Porotos Granados. Is it a soup? Is it a stew? No-one will ever know. This version of the Spanish dish is confused but happy. Like me a lot of the time. I guess you could call it a chunky soup. Not that it particularly matters. Why do we always feel as though we have to define everything? What if you don’t want to be the ‘girl next door’ or the ‘crazy bitch’ or the ‘cute geek’? This dish could be feeling the exact same thing. It doesn’t want to be pinned down by labels, nuh-uh! It’s its own individual self. Quirks and all. It’s sweet from the butternut squash and corn, slightly spicy from the smoked paprika, creamy from the sweet potato and borlotti beans and just damn delectable with the addition of oregano and caraway seeds. And Asparagus is in season, big yay! Sure, you’re always going to face the conundrum of whether to eat it with a spoon or a fork, but if that’s the biggest issue you face for the day I think you can handle it. Why, try both! No, not one in each hand…ah you know what I mean.
Tuesday night was an important night indeed. Twas the first meal I prepared in a new kitchen. New kitchens: always a frightening prospect. But exciting too! In that confused kind of way. Hmm confusion appears to be a theme today. Hence the fall back on a familiar dish. One that didn’t involve much brain-power. Apart from when one was required to improvise a lid for the very large frying pan she was using instead of a pot. The solution? A baking tray! Would recommend if you find yourself in a similar situation. When there’s a will there’s a way folks. However, do remember to use an oven glove to remove the said ‘lid’ – it’ll result in ouchie fingers otherwise. Not talking from experience…
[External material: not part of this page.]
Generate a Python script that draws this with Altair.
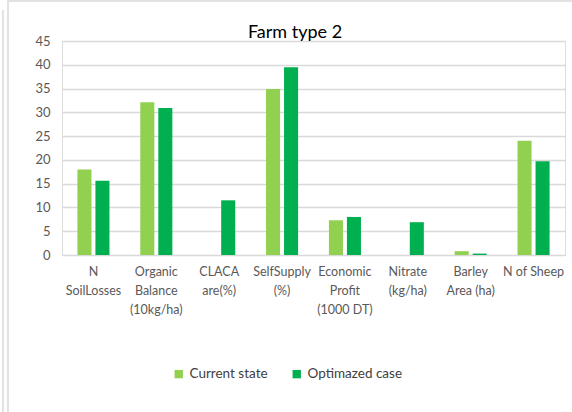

Cooking for one means plenty of left-overs. Always a bonus for those emergency nights when you simply don’t have a spare second to prepare anything. Being prepared peeps. It’s where it’s at. Adulting for sure. A big bowl of this is more than satisfying just as is – you’ve got sweet potato to cover your carbs checkbox – however, it also goes down a treat with some sourdough bread or even flat breads. I improvised again by rummaging up a wrap (gotta find a way to use up a packet of eight, eeek) and some hummus, and that worked too! Garnish with fresh basil or oregano for an extra pop of freshness (sadly I did not have any on hand) and be sure to give it a good grind of black pepper! You really can’t go wrong with this soup/stew/substance of sorts…as long as you cut the butternut squash smaller than the sweet potato so that it breaks down and creates a slightly thicker sauce you’ll be right. And even that isn’t a live or die sitch…I may or may not have forgotten to do it this time round and it still tasted a treat!
Serves 4 (when accompanied by a starch).
2 tbsp sunflower oil
1 medium red onion, chopped
3 garlic cloves, finely chopped
1.5 tsp smoked paprika
1 tsp dried oregano
1 tsp caraway seeds
400g can borlotti beans, drained and rinsed
300g sweet potato, peeled and cut into 2cm dice
350g butternut squash, peeled and cut into 1cm dice
2 bay leaves
1 litre vegetable stock
250g asparagus, trimmed and cut into 3cm pieces
310g can corn kernels, drained
½ tsp salt plus extra salt and pepper to taste
Fresh oregano or basil to garnish (optional)
Place a large saucepan or deep frying pan (with a lid) over medium heat and warm the oil until shimmering. Add the onion and cook for 5 minutes or until softened. Now add the garlic and cook for a further 4 minutes, stirring regularly to prevent it burning. Sprinkle in the paprika, oregano and caraway seeds and cook, stirring constantly for 1 minute. It will be nice and fragrant at this point!
Toss in the borlotti beans, sweet potato, butternut squash and bay leaves. Stir well and then pour the vegetable stock over the top. Cover and bring to the boil. Reduce to a simmer and cook uncovered for 15 minutes or until the sweet potato is just tender and the butternut squash is beginning to break down.
Throw in the asparagus and corn kernels and season with ½ tsp salt. Simmer, uncovered, for a further 5 minutes or until the asparagus is just only just tender (it will continue to cook when you turn off the heat).
Remove the pot from the heat and allow to rest for 10 minutes prior to serving.
Serve with salt and pepper to taste, and your choice of starch – sourdough bread or flatbreads are both tasty accompaniments! Garnish with fresh oregano or basil if you have it to hand.
Will keep in an airtight container for 3 days. Also freezes well for up to 5 months.